## Line Charts: Training Metrics
### Overview
The image presents three line charts displaying training metrics over iterations (denoted by 'it'). The charts track `eval/math-eval/accuracy/mean`, `actor/entropy_loss`, and `actor/KL_loss`. Each chart has two lines representing different data series. The x-axis represents iterations, ranging from approximately 0 to 30.
### Components/Axes
* **X-axis (all charts):** Iterations ('it'), ranging from 0 to 30, with tick marks at intervals of 5.
* **Y-axis (eval/math-eval/accuracy/mean):** Accuracy, ranging from approximately 0.24 to 0.36, with tick marks at intervals of 0.02.
* **Y-axis (actor/entropy_loss):** Entropy Loss, ranging from approximately 0.04 to 0.20, with tick marks at intervals of 0.02.
* **Y-axis (actor/KL_loss):** KL Loss, ranging from approximately 0.15 to 1.0, with tick marks at intervals of 0.2.
* **Legend (all charts):** Located at the top-right corner, containing two unnamed data series represented by different colored lines (red and teal).
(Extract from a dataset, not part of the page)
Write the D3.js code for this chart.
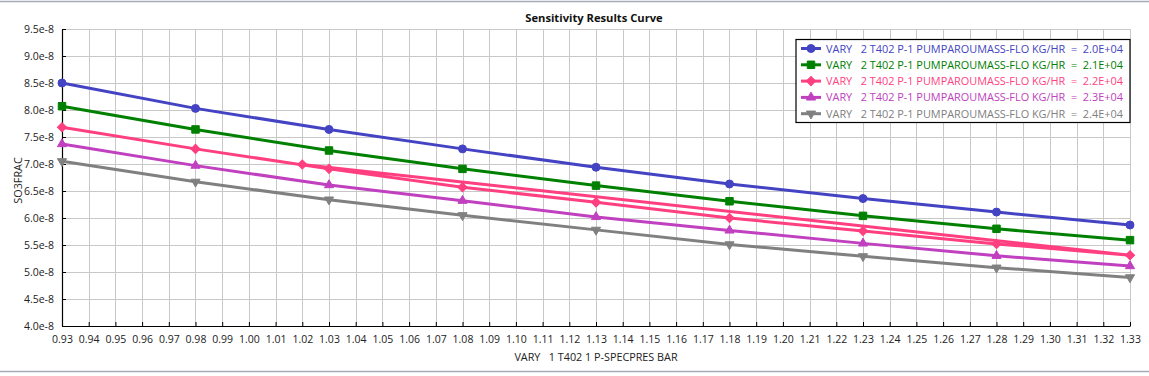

Each chart also has icons for full screen, download, and other functions.
### Detailed Analysis or Content Details
**Chart 1: eval/math-eval/accuracy/mean**
* **Red Line:** Starts at approximately 0.27 at iteration 0, increases to a peak of around 0.34 at iteration 7, then decreases to approximately 0.30 at iteration 15, and finally rises to around 0.32 at iteration 30.
* **Teal Line:** Starts at approximately 0.25 at iteration 0, increases to a peak of around 0.32 at iteration 5, then decreases to approximately 0.26 at iteration 15, and rises to around 0.28 at iteration 30.
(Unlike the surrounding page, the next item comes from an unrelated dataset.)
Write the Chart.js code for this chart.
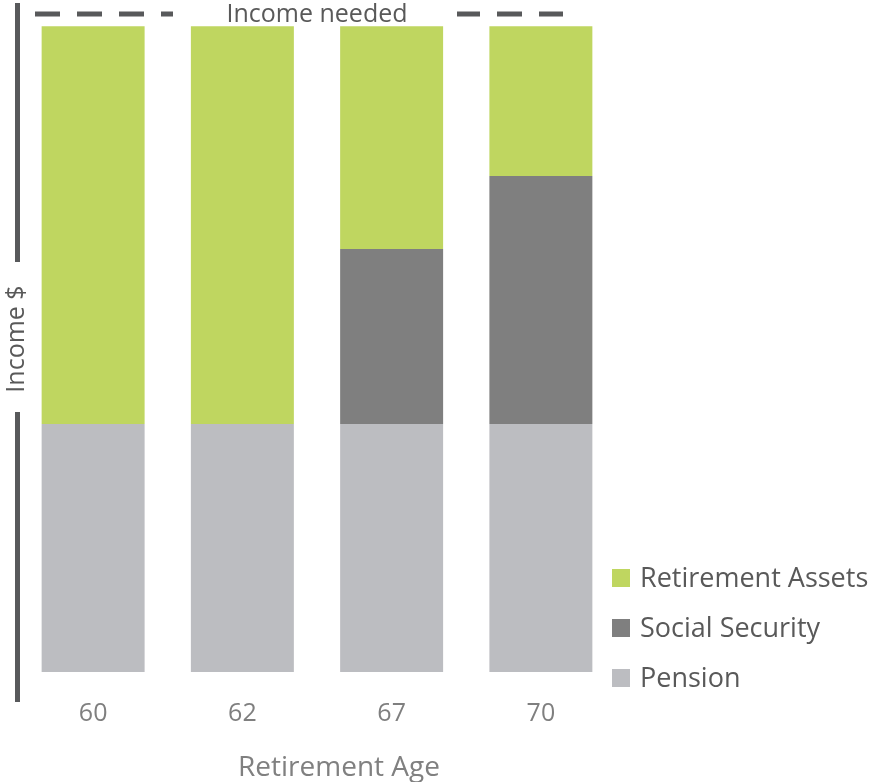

**Chart 2: actor/entropy_loss**
* **Red Line:** Starts at approximately 0.12 at iteration 0, fluctuates significantly between approximately 0.06 and 0.18 until iteration 20, then decreases sharply to approximately 0.04 at iteration 30.
* **Teal Line:** Starts at approximately 0.08 at iteration 0, fluctuates between approximately 0.05 and 0.10 until iteration 20, then decreases to approximately 0.05 at iteration 30.
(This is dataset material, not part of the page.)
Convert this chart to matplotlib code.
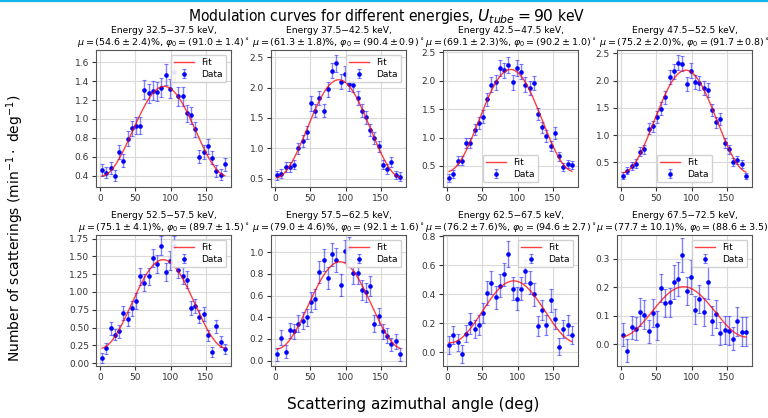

**Chart 3: actor/KL_loss**
* **Red Line:** Starts at approximately 0.35 at iteration 0, fluctuates between approximately 0.30 and 0.60 until iteration 20, then increases to approximately 0.65 at iteration 25, and decreases to approximately 0.55 at iteration 30.
* **Teal Line:** Starts at approximately 0.55 at iteration 0, increases to a peak of approximately 1.0 at iteration 10, then decreases to approximately 0.45 at iteration 20, and fluctuates between approximately 0.45 and 0.60 until iteration 30.
### Key Observations
* The accuracy (Chart 1) generally increases over iterations, with fluctuations. Both lines show a similar trend.
* The entropy loss (Chart 2) decreases over iterations, suggesting the actor is becoming more confident in its actions.
* The KL loss (Chart 3) shows more variability. The teal line exhibits a significant peak around iteration 10, while the red line remains relatively stable.
### Interpretation
The charts likely represent the training progress of a reinforcement learning agent. The `eval/math-eval/accuracy/mean` chart indicates the agent's performance on a math evaluation task, which is improving over time. The `actor/entropy_loss` chart suggests the agent is learning a more deterministic policy, as the entropy loss decreases. The `actor/KL_loss` chart measures the divergence between the current policy and a prior policy, and its fluctuations may indicate exploration or adaptation to new states. The peak in the teal line of the KL loss chart around iteration 10 could represent a significant policy update or exploration phase. The overall trend suggests the agent is learning and improving its performance on the math evaluation task. The fact that the two lines in each chart are close suggests that the training is relatively stable and consistent.